为了研究光子态在大气湍流中的变化规律, 基于拉盖尔-高斯光束横向空间波函数(光子轨道角动量的本征函数)以及湍流大气中拉盖尔-高斯光束光子态(可由各本征光子态叠加构成),得到了湍流大气中光子态的探测概率, 并分析了大气湍流、传输距离、质量因子对光子态的影响。结果表明, 质量因子是决定发射光子态跳变的重要因素, 相同质量因子的光子态在接受端的测量权重基本相同, 且质量因子值越大原光子态测量权重越小。同时, 在湍流大气的影响下, 从原光子态跳变到轨道角动量增加某值的光子态的测量权重总和与跳变到减小相应轨道角动量的光子态的测量权重总和基本相同; 随着湍流强度或传输距离的增加, 发射光子态在接受端的光子测量权重不断减小, 而且湍流强度对光子态测量权重的影响比距离的大。

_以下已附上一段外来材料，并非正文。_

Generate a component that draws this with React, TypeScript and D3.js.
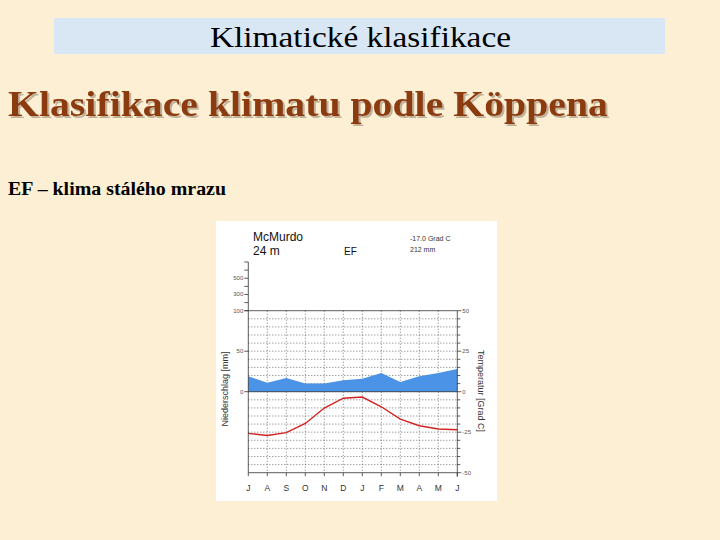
import React from "react";
import * as d3 from "d3";

const months = ["J", "A", "S", "O", "N", "D", "J", "F", "M", "A", "M", "J"];
const precipitation = [19, 11, 17, 10, 10, 14, 16, 23, 12, 19, 23, 28];
const temperature = [-25.7, -27, -25.3, -19.6, -10.1, -4, -3.3, -9.3, -16.9, -21, -23, -23.5];
const tempTicks = [50, 25, 0, -25, -50];
const precipTicks = [100, 50, 0];
const highPrecipTicks = [100, 200, 300, 400, 500, 600, 700];
const highPrecipLabels = [300, 500];

const W = 720;
const H = 540;

export default function App() {
  const x = d3.scaleLinear().domain([0, 11]).range([248.3, 457.3]);
  const yT = d3.scaleLinear().domain([-50, 50]).range([472.7, 310.7]);
  const yP = (p: number) => yT(p / 2);
  const yHigh = d3.scaleLinear().domain([100, 700]).range([310.7, 262]);

  const area = d3
    .area<number>()
    .x((_, i) => x(i))
    .y0(() => yP(0))
    .y1((d) => yP(d));
  const line = d3
    .line<number>()
    .x((_, i) => x(i))
    .y((d) => yT(d));

  const gridT = d3.range(-45, 50, 5);
  const sans = "'Liberation Sans', Arial, sans-serif";
  const serif = "'Liberation Serif', 'Times New Roman', serif";

  return (
    <svg
      width={W}
      height={H}
      style={{ position: "absolute", left: 0, top: 0 }}
      xmlns="http://www.w3.org/2000/svg"
    >
      <defs>
        <filter id="shadow" x="-5%" y="-20%" width="110%" height="150%">
          <feDropShadow dx={2} dy={2} stdDeviation={0.6} floodColor="#a89880" floodOpacity={0.7} />
        </filter>
      </defs>
      <rect x={0} y={0} width={W} height={H} fill="#fcefd3" />
      {/* header banner */}
      <rect x={54} y={18} width={611} height={36} fill="#d9e7f4" />
      <text
        x={210}
        y={47}
        fontFamily={serif}
        fontSize={29}
        fill="#000"
        textLength={301}
        lengthAdjust="spacingAndGlyphs"
      >
        Klimatické klasifikace
      </text>
      {/* main title with shadow */}
      <text
        x={8}
        y={116}
        fontFamily={serif}
        fontSize={35}
        fontWeight="bold"
        fill="#8b3a0e"
        textLength={600}
        lengthAdjust="spacingAndGlyphs"
        filter="url(#shadow)"
      >
        Klasifikace klimatu podle Köppena
      </text>
      <text
        x={8}
        y={195}
        fontFamily={serif}
        fontSize={18}
        fontWeight="bold"
        fill="#000"
        textLength={218}
        lengthAdjust="spacingAndGlyphs"
      >
        EF – klima stálého mrazu
      </text>

      {/* chart panel */}
      <rect x={216} y={221} width={281} height={280} fill="#ffffff" />

      <text x={253} y={241} fontFamily={sans} fontSize={12} fill="#111">McMurdo</text>
      <text x={253} y={254.5} fontFamily={sans} fontSize={12} fill="#111">24 m</text>
      <text x={344} y={255} fontFamily={sans} fontSize={10} fill="#111">EF</text>
      <text x={410} y={241} fontFamily={sans} fontSize={7} fill="#333">-17.0 Grad C</text>
      <text x={410} y={252} fontFamily={sans} fontSize={7} fill="#333">212 mm</text>

      {/* horizontal grid */}
      {gridT.map((t) => (
        <line
          key={"h" + t}
          x1={x(0)}
          x2={x(11)}
          y1={yT(t)}
          y2={yT(t)}
          stroke="#555"
          strokeWidth={0.8}
          strokeDasharray="1,2"
        />
      ))}
      {/* vertical grid */}
      {months.map((_, i) =>
        i > 0 && i < 11 ? (
          <line
            key={"v" + i}
            x1={x(i)}
            x2={x(i)}
            y1={yT(50)}
            y2={yT(-50)}
            stroke="#555"
            strokeWidth={0.8}
            strokeDasharray="1,2"
          />
        ) : null
      )}

      {/* precipitation area */}
      <path d={area(precipitation) || ""} fill="#4b93e6" />
      <line x1={x(0)} x2={x(11)} y1={yT(0)} y2={yT(0)} stroke="#333" strokeWidth={0.8} />

      {/* temperature line */}
      <path d={line(temperature) || ""} fill="none" stroke="#d42222" strokeWidth={1.4} />

      {/* frame lines */}
      <line x1={x(0)} x2={x(11)} y1={yT(50)} y2={yT(50)} stroke="#333" strokeWidth={0.8} />
      <line x1={x(0)} x2={x(11)} y1={yT(-50)} y2={yT(-50)} stroke="#333" strokeWidth={0.8} />
      <line x1={x(0)} x2={x(0)} y1={yHigh(700)} y2={yT(-50)} stroke="#333" strokeWidth={0.8} />
      <line x1={x(11)} x2={x(11)} y1={yT(50)} y2={yT(-50) + 4} stroke="#333" strokeWidth={0.8} />

      {/* left high ticks */}
      {highPrecipTicks.map((p) => (
        <line key={"hp" + p} x1={x(0) - 4} x2={x(0)} y1={yHigh(p)} y2={yHigh(p)} stroke="#333" strokeWidth={0.8} />
      ))}
      {highPrecipLabels.map((p) => (
        <text key={"hl" + p} x={x(0) - 5} y={yHigh(p) + 2} textAnchor="end" fontFamily={sans} fontSize={6} fill="#555">
          {p}
        </text>
      ))}
      {precipTicks.map((p) => (
        <g key={"pt" + p}>
          <line x1={x(0) - 4} x2={x(0)} y1={yP(p)} y2={yP(p)} stroke="#333" strokeWidth={0.8} />
          <text x={x(0) - 5} y={yP(p) + 2} textAnchor="end" fontFamily={sans} fontSize={6} fill="#555">
            {p}
          </text>
        </g>
      ))}

      {/* right ticks */}
      {d3.range(-50, 55, 5).map((t) => (
        <line key={"rt" + t} x1={x(11)} x2={x(11) + (t % 25 === 0 ? 4 : 3)} y1={yT(t)} y2={yT(t)} stroke="#333" strokeWidth={0.8} />
      ))}
      {tempTicks.map((t) => (
        <text key={"tl" + t} x={x(11) + 5} y={yT(t) + 2} fontFamily={sans} fontSize={6} fill="#555">
          {t}
        </text>
      ))}

      {/* month ticks & labels */}
      {months.map((m, i) => (
        <g key={"m" + i}>
          <line x1={x(i)} x2={x(i)} y1={yT(-50)} y2={yT(-50) + 3.5} stroke="#333" strokeWidth={0.8} />
          <text x={x(i)} y={491} textAnchor="middle" fontFamily={sans} fontSize={8.5} fill="#333">
            {m}
          </text>
        </g>
      ))}

      {/* axis titles */}
      <text
        transform={`translate(228,389) rotate(-90)`}
        textAnchor="middle"
        fontFamily={sans}
        fontSize={9}
        fill="#333"
      >
        Niederschlag [mm]
      </text>
      <text
        transform={`translate(478,391) rotate(90)`}
        textAnchor="middle"
        fontFamily={sans}
        fontSize={9}
        fill="#333"
      >
        Temperatur [Grad C]
      </text>
    </svg>
  );
}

In order to study the change regularity of photon states in atmospheric turbulence, the photon state detection probability was derived based on facts that transverse spatial wave function of Laguerre-Gaussian beam is the eigenfunction of a photon and transverse spatial wave function of Laguerre-Gaussian beam propagation in turbulent atmosphere approaches to superimposition of all photon state eigenfunctions. Effect of atmospheric turbulence, propagation length, quality factor on detection probability was analyzed. The results present that the change of the photon state largely relies on beam quality factor. With the same quality factor, the measurement weight at the receiving plane is nearly the same. In addition, the total measurement weight from initial photon to state at which the orbital angular momentum increases to a certain value, is equivalent to the total measurement weight of the corresponding decrease. The stronger the turbulence is, the smaller the photon state measurement weight of the initial photon state at the receiving side is. That is also true of the propagating distance. However, distance puts much less effect on photon states than atmospheric turbulence.